Absorption of ionizing photons

Now that we know where photons are produced, we need to determine where they are absorbed. This is done in the following way. First, we determine the absorption distance \(r\) for a photon. Given an absorption function \(f(r)\), the cumulative absorption function \(F(r) =\int_0^r f(r')dr'\) can be computed, either numerically or analytically. Then a so-called lookup table is constructed with columns \(F(r)\) and \(r\). Now we can do inversion sampling: given a random number \(U(0, 1)\), the corresponding distance \(r\) is obtained by linear interpolation from the table. A random orientation \(\hat{r}\) for the photon is determined, using a procedure for picking a point on a sphere proposed by Marsaglia [205]:

1. Get two random numbers \(U_1(-1,1)\) and \(U_2(-1,1)\). If \(U_1^2 + U_2^2 \leq 1\) accept them, otherwise draw new numbers.
2. Let \(a = U_1^2 + U_2^2\) and \(b = 2 \sqrt{1-a}\). The isotropic random direction is \(\hat{r} = (b U_1, b U_2, 1 - 2a)\) in Cartesian coordinates. In the special case of a 2D Cartesian \((x, y)\) coordinate system, we should not pick points on a sphere but points on a circle. Then the second step is replaced by

   \[ \hat{r} = ( \frac{U_1^2-U_2^2}{U_1^2+U_2^2},\frac{2 U_1 U_2}{U_1^2+U_2^2}) . \]

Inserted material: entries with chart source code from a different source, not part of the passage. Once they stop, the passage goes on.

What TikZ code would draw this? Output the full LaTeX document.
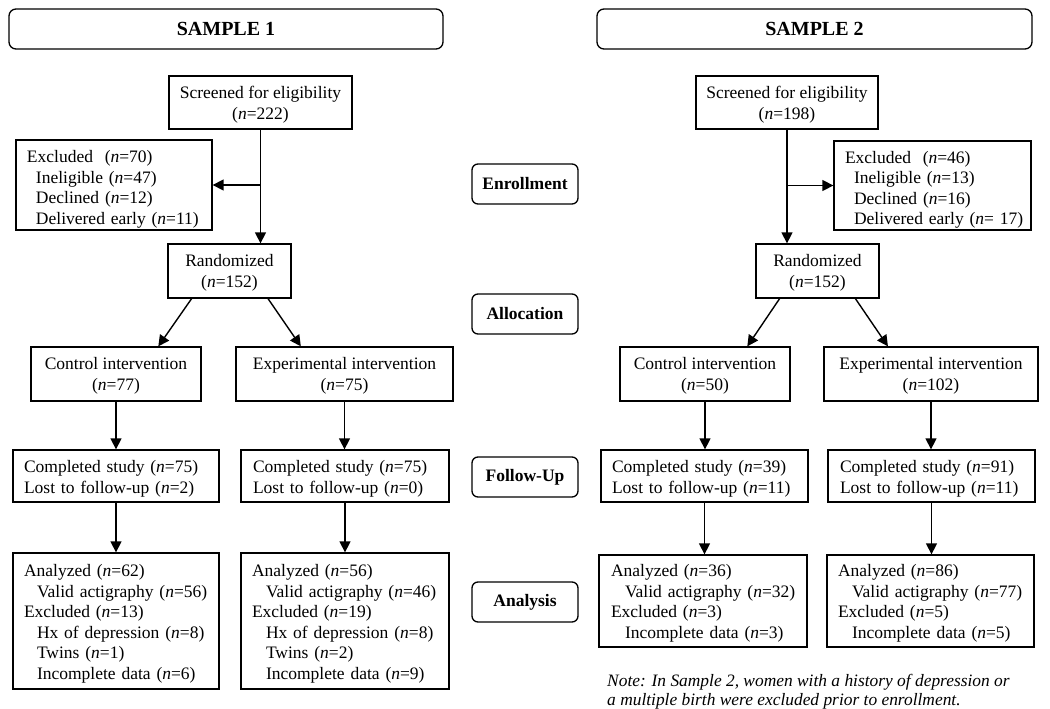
\documentclass[tikz,border=0pt]{standalone}
\usepackage{fontspec}
\setmainfont{Liberation Serif}
\usetikzlibrary{arrows.meta,calc}
\newcommand\vst[1]{\rule{0pt}{#1pt}}
\newcommand\nn{\textit{n}}
\newcommand\ind[1]{\hspace*{#1pt}}
\begin{document}
\begin{tikzpicture}[x=1pt,y=-1pt,
  every node/.style={font=\fontsize{17.5}{20.5}\selectfont},
  box/.style={draw, line width=1.3pt, inner sep=0pt},
  cbox/.style={box, align=center},
  lbox/.style={box, align=left},
  title/.style={draw, line width=1.3pt, rounded corners=7pt, inner sep=0pt, minimum height=40pt, font=\bfseries\fontsize{20}{24}\selectfont},
  stage/.style={draw, line width=1.3pt, rounded corners=6pt, inner sep=0pt, minimum width=106pt, minimum height=40pt, font=\bfseries\fontsize{17.5}{20.5}\selectfont},
  arr/.style={line width=1.4pt, -{Triangle[length=11pt,width=11pt]}},
]
\useasboundingbox (0,0) rectangle (1050,709);

% titles
\node[title, minimum width=434pt] (t1) at (226,29) {SAMPLE 1};
\node[title, minimum width=435pt] (t2) at (814.5,29) {SAMPLE 2};

% stage labels
\node[stage] (s1) at (525,184) {Enrollment};
\node[stage] (s2) at (525,314) {Allocation};
\node[stage] (s3) at (525,477) {Follow-Up};
\node[stage] (s4) at (525,602) {Analysis};

% ---------- Sample 1 ----------
\node[cbox, minimum width=183pt, minimum height=53pt] (scr1) at (260.5,102.5)
  {\vst{17}Screened for eligibility\\(\nn=222)};
\node[lbox, minimum width=196pt, minimum height=90pt, text width=174pt, inner xsep=11pt] (exc1) at (114,185)
  {\vst{21}\mbox{Excluded\ \ (\nn=70)}\\\mbox{\ind{9}Ineligible (\nn=47)}\\\mbox{\ind{9}Declined (\nn=12)}\\\mbox{\ind{9}Delivered early (\nn=11)}};
\node[cbox, minimum width=123pt, minimum height=54pt] (rand1) at (229.5,271)
  {\vst{16}Randomized\\(\nn=152)};
\node[cbox, minimum width=170pt, minimum height=54pt] (ctl1) at (116,374)
  {\vst{16}Control intervention\\(\nn=77)};
\node[cbox, minimum width=217pt, minimum height=54pt] (exp1) at (344.5,374)
  {\vst{16}Experimental intervention\\(\nn=75)};
\node[lbox, minimum width=206pt, minimum height=52pt, text width=184pt, inner xsep=11pt] (cmp1) at (116,476)
  {\vst{18}\mbox{Completed study (\nn=75)}\\\mbox{Lost to follow-up (\nn=2)}};
\node[lbox, minimum width=208pt, minimum height=52pt, text width=184pt, inner xsep=12pt] (cmp2) at (345,476)
  {\vst{18}\mbox{Completed study (\nn=75)}\\\mbox{Lost to follow-up (\nn=0)}};
\node[lbox, minimum width=206pt, minimum height=136pt, text width=184pt, inner xsep=11pt] (ana1) at (116,621)
  {\vst{17.4}\mbox{Analyzed (\nn=62)}\\\mbox{\ind{13}Valid actigraphy (\nn=56)}\\\mbox{Excluded (\nn=13)}\\\mbox{\ind{13}Hx of depression (\nn=8)}\\\mbox{\ind{13}Twins (\nn=1)}\\\mbox{\ind{13}Incomplete data (\nn=6)}};
\node[lbox, minimum width=208pt, minimum height=136pt, text width=186pt, inner xsep=11pt] (ana2) at (345,621)
  {\vst{17.4}\mbox{Analyzed (\nn=56)}\\\mbox{\ind{14}Valid actigraphy (\nn=46)}\\\mbox{Excluded (\nn=19)}\\\mbox{\ind{14}Hx of depression (\nn=8)}\\\mbox{\ind{14}Twins (\nn=2)}\\\mbox{\ind{14}Incomplete data (\nn=9)}};

% ---------- Sample 2 ----------
\node[cbox, minimum width=182pt, minimum height=53pt] (scr2) at (787,102.5)
  {\vst{17}Screened for eligibility\\(\nn=198)};
\node[lbox, minimum width=197pt, minimum height=89pt, text width=175pt, inner xsep=11pt] (exc2) at (932.5,185.5)
  {\vst{21}\mbox{Excluded\ \ (\nn=46)}\\\mbox{\ind{9}Ineligible (\nn=13)}\\\mbox{\ind{9}Declined (\nn=16)}\\\mbox{\ind{9}Delivered early (\nn= 17)}};
\node[cbox, minimum width=123pt, minimum height=54pt] (rand2) at (817.5,271)
  {\vst{16}Randomized\\(\nn=152)};
\node[cbox, minimum width=170pt, minimum height=54pt] (ctl2) at (705,374)
  {\vst{16}Control intervention\\(\nn=50)};
\node[cbox, minimum width=214pt, minimum height=54pt] (exp2) at (931,374)
  {\vst{16}Experimental intervention\\(\nn=102)};
\node[lbox, minimum width=207pt, minimum height=52pt, text width=185pt, inner xsep=11pt] (cmp3) at (704.5,476)
  {\vst{18}\mbox{Completed study (\nn=39)}\\\mbox{Lost to follow-up (\nn=11)}};
\node[lbox, minimum width=207pt, minimum height=52pt, text width=183pt, inner xsep=12pt] (cmp4) at (931.5,476)
  {\vst{18}\mbox{Completed study (\nn=91)}\\\mbox{Lost to follow-up (\nn=11)}};
\node[lbox, minimum width=208pt, minimum height=92pt, text width=184pt, inner xsep=12pt] (ana3) at (703,601)
  {\vst{16.4}\mbox{Analyzed (\nn=36)}\\\mbox{\ind{14}Valid actigraphy (\nn=32)}\\\mbox{Excluded (\nn=3)}\\\mbox{\ind{14}Incomplete data (\nn=3)}};
\node[lbox, minimum width=207pt, minimum height=92pt, text width=185pt, inner xsep=11pt] (ana4) at (930.5,601)
  {\vst{16.4}\mbox{Analyzed (\nn=86)}\\\mbox{\ind{14}Valid actigraphy (\nn=77)}\\\mbox{Excluded (\nn=5)}\\\mbox{\ind{14}Incomplete data (\nn=5)}};

\node[anchor=north west, inner sep=0pt, align=left, font=\itshape\fontsize{17.4}{19.5}\selectfont] (note) at (607,674)
  {Note: In Sample 2, women with a history of depression or\\a multiple birth were excluded prior to enrollment.};

% ---------- connectors Sample 1 ----------
\draw[arr] (scr1.south) -- (scr1.south |- rand1.north);
\draw[arr] (scr1.south |- exc1.east) -- (exc1.east);
\draw[arr] ($(rand1.south west)!0.195!(rand1.south east)$) -- ($(ctl1.north west)!0.747!(ctl1.north east)$);
\draw[arr] ($(rand1.south west)!0.81!(rand1.south east)$) -- ($(exp1.north west)!0.30!(exp1.north east)$);
\draw[arr] (ctl1.south) -- (ctl1.south |- cmp1.north);
\draw[arr] (exp1.south) -- (exp1.south |- cmp2.north);
\draw[arr] (cmp1.south) -- (cmp1.south |- ana1.north);
\draw[arr] (cmp2.south) -- (cmp2.south |- ana2.north);

% ---------- connectors Sample 2 ----------
\draw[arr] (scr2.south) -- (scr2.south |- rand2.north);
\draw[arr] (scr2.south |- exc2.west) -- (exc2.west);
\draw[arr] ($(rand2.south west)!0.195!(rand2.south east)$) -- ($(ctl2.north west)!0.747!(ctl2.north east)$);
\draw[arr] ($(rand2.south west)!0.805!(rand2.south east)$) -- ($(exp2.north west)!0.30!(exp2.north east)$);
\draw[arr] (ctl2.south) -- (ctl2.south |- cmp3.north);
\draw[arr] (exp2.south) -- (exp2.south |- cmp4.north);
\draw[arr] (cmp3.south) -- (cmp3.south |- ana3.north);
\draw[arr] (cmp4.south) -- (cmp4.south |- ana4.north);
\end{tikzpicture}
\end{document}
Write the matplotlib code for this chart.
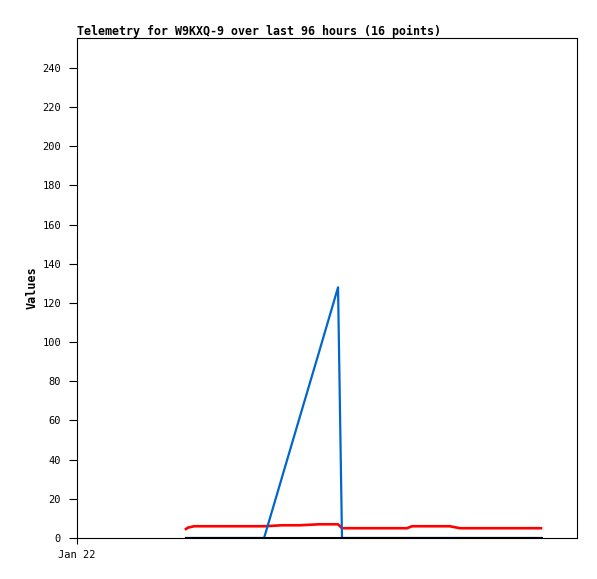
import matplotlib
matplotlib.use("Agg")
import matplotlib.pyplot as plt

# time in hours since Jan 22 00:00
hours = [5.23, 5.33, 5.62, 7.34, 8.98, 9.84, 10.70, 11.62, 12.53, 12.72,
         15.84, 16.08, 17.90, 18.38, 20.30, 22.27]
red_vals = [4.6, 5.3, 6, 6, 6, 6.5, 6.5, 7, 7, 5, 5, 6, 6, 5, 5, 5]
blue_vals = [0, 0, 0, 0, 0, 31, 62, 95, 128, 0, 0, 0, 0, 0, 0, 0]
black_vals = [0] * 16
x_ticks = [0]
x_tick_labels = ["Jan 22"]
y_ticks = list(range(0, 241, 20))

fig = plt.figure(figsize=(5.97, 5.79), dpi=100)
ax = fig.add_axes([77/597, 41/579, 500/597, 500/579])
mono = "DejaVu Sans Mono"

ax.plot(hours, red_vals, color="#ff0000", lw=1.9, zorder=2)
ax.plot(hours, blue_vals, color="#0066cc", lw=1.6, zorder=3)
ax.plot(hours, black_vals, color="#000000", lw=2.2, zorder=4)

ax.set_xlim(0, 24)
ax.set_ylim(0, 255.3)
ax.set_xticks(x_ticks)
ax.set_xticklabels(x_tick_labels, fontfamily=mono, fontsize=7.5)
ax.set_yticks(y_ticks)
ax.set_yticklabels([str(v) for v in y_ticks], fontfamily=mono, fontsize=7.5)
ax.tick_params(axis="y", direction="out", length=5.5, width=0.8, pad=6)
ax.tick_params(axis="x", direction="out", length=4.5, width=0.8, pad=4)
for s in ax.spines.values():
    s.set_linewidth(0.8)
ax.set_ylabel("Values", fontfamily=mono, fontsize=8.5, fontweight="bold", labelpad=2.5)
ax.set_title("Telemetry for W9KXQ-9 over last 96 hours (16 points)",
             fontfamily=mono, fontsize=8.4, fontweight="bold", loc="left", pad=2)

fig.savefig("out.png", dpi=100)
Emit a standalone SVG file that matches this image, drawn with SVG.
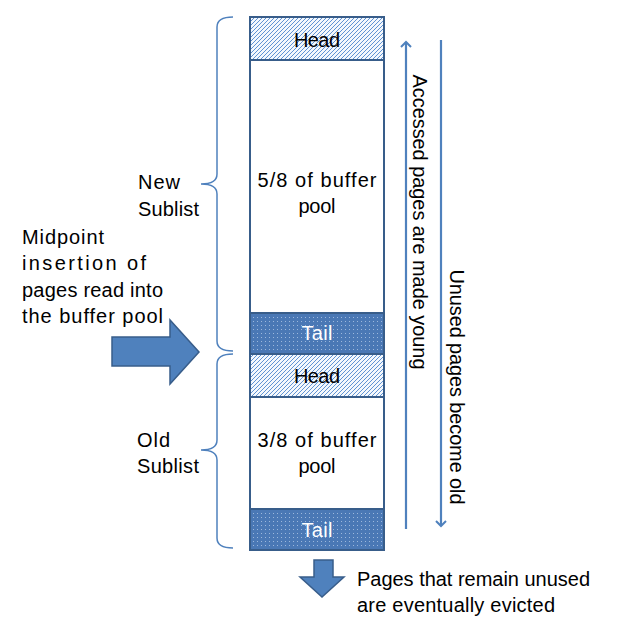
<svg xmlns="http://www.w3.org/2000/svg" width="624" height="637" viewBox="0 0 624 637">
<defs>
<pattern id="hatch" patternUnits="userSpaceOnUse" width="4" height="4">
<rect width="4" height="4" fill="#F4F8FD"/>
<path d="M-1,1 L1,-1 M0,4 L4,0 M3,5 L5,3" stroke="#3A78C8" stroke-width="0.8"/>
</pattern>
<pattern id="dots" patternUnits="userSpaceOnUse" width="4" height="4">
<rect width="4" height="4" fill="#4A78B5"/>
<rect x="1" y="1" width="1" height="1" fill="#9DB8DC"/>
</pattern>
<marker id="open" markerWidth="12" markerHeight="12" refX="6" refY="6" orient="auto" markerUnits="userSpaceOnUse">
<path d="M1,1 L6,6 L1,11" fill="none" stroke="#4F81BD" stroke-width="2"/>
</marker>
<style>
text{font-family:"Liberation Sans","DejaVu Sans",sans-serif;font-size:20px;fill:#000}
.c{text-anchor:middle}
.w{fill:#fff}
.box{stroke:#385D8A;stroke-width:2}
.brace{fill:none;stroke:#4F81BD;stroke-width:1.5}
.conn{stroke:#4F81BD;stroke-width:2.2;fill:none}
.big{fill:#4F81BD;stroke:#385D8A;stroke-width:1.5}
</style>
</defs>
<g id="new-head"><rect class="box" x="250" y="17" width="134" height="43" fill="url(#hatch)"/><text class="c" x="317" y="47" textLength="46">Head</text></g>
<g id="new-body"><rect class="box" x="250" y="60" width="134" height="253" fill="#fff"/><text class="c" x="317" y="187" textLength="119">5/8 of buffer</text><text class="c" x="317" y="213" textLength="37">pool</text></g>
<g id="new-tail"><rect class="box" x="250" y="313" width="134" height="41" fill="url(#dots)"/><text class="c w" x="317" y="340" textLength="31">Tail</text></g>
<g id="old-head"><rect class="box" x="250" y="354" width="134" height="43" fill="url(#hatch)"/><text class="c" x="317" y="383" textLength="46">Head</text></g>
<g id="old-body"><rect class="box" x="250" y="397" width="134" height="112" fill="#fff"/><text class="c" x="317" y="447" textLength="119">3/8 of buffer</text><text class="c" x="317" y="473" textLength="37">pool</text></g>
<g id="old-tail"><rect class="box" x="250" y="509" width="134" height="41" fill="url(#dots)"/><text class="c w" x="317" y="537" textLength="31">Tail</text></g>
<g id="new-brace"><path class="brace" d="M233,17 Q217,17 217,27 L217,174 Q217,184 201,184 Q217,184 217,194 L217,341 Q217,351 233,351"/><text x="138" y="189" textLength="42">New</text><text x="138" y="216" textLength="61">Sublist</text></g>
<g id="old-brace"><path class="brace" d="M233,354 Q217,354 217,364 L217,440 Q217,450 201,450 Q217,450 217,460 L217,538 Q217,548 233,548"/><text x="137" y="447" textLength="33">Old</text><text x="137" y="473" textLength="62">Sublist</text></g>
<g id="midpoint"><text x="22" y="244" textLength="82">Midpoint</text><text x="22" y="270" textLength="124">insertion of</text><text x="22" y="297" textLength="141">pages read into</text><text x="22" y="323" textLength="141">the buffer pool</text>
<path class="big" d="M112,337 L170,337 L170,320 L199,352 L170,384 L170,366 L112,366 Z"/></g>
<g id="evict"><path class="big" d="M314,560 L333,560 L333,577 L344,577 L322,597 L300,577 L314,577 Z"/><text x="357" y="586" textLength="233">Pages that remain unused</text><text x="357" y="612" textLength="198">are eventually evicted</text></g>
<g id="connectors">
<line class="conn" x1="406" y1="529" x2="406" y2="42" marker-end="url(#open)"/>
<line class="conn" x1="441" y1="40" x2="441" y2="526" marker-end="url(#open)"/>
</g>
<g id="labels">
<text class="c" transform="translate(413,222) rotate(90)" textLength="295">Accessed pages are made young</text>
<text class="c" transform="translate(450,387) rotate(90)" textLength="235">Unused pages become old</text>
</g>
</svg>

   Given the direction and the distance, the location of absorption \(\mathbf{r} = r \hat{\mathbf{r}}\) is known, which is added to the list \(L_{dst}\). Sometimes, the typical absorption length of photons is much larger than the domain size. Since most photons will not be absorbed within the domain, the Monte Carlo approximation becomes less accurate. This can be resolved by changing the lookup table. Suppose that all photons with absorption distances \(r > r_{max}\) can be ignored, then one can construct a lookup table up to \(r_{max}\) and scale the corresponding \(F(r)\) values to the range (0; 1). Each photon that is produced now gets a smaller weight \(F(r_{max})\).

A Lookup table with the absorption locations of the photons has been created. These coordinates need to be mapped to a mesh to get the photoionization profile Two options can be considered: the photons can be absorbed on a single mesh with a constant grid spacing, or they can be absorbed at different levels in a refined mesh. In both cases the nearest grid point (NGP) is used to map the photons to densities, which means that photons are absorbed within a single cell. With linear (and higher order) interpolation the resulting density profiles are smoother, but it becomes harder to handle refinement boundaries.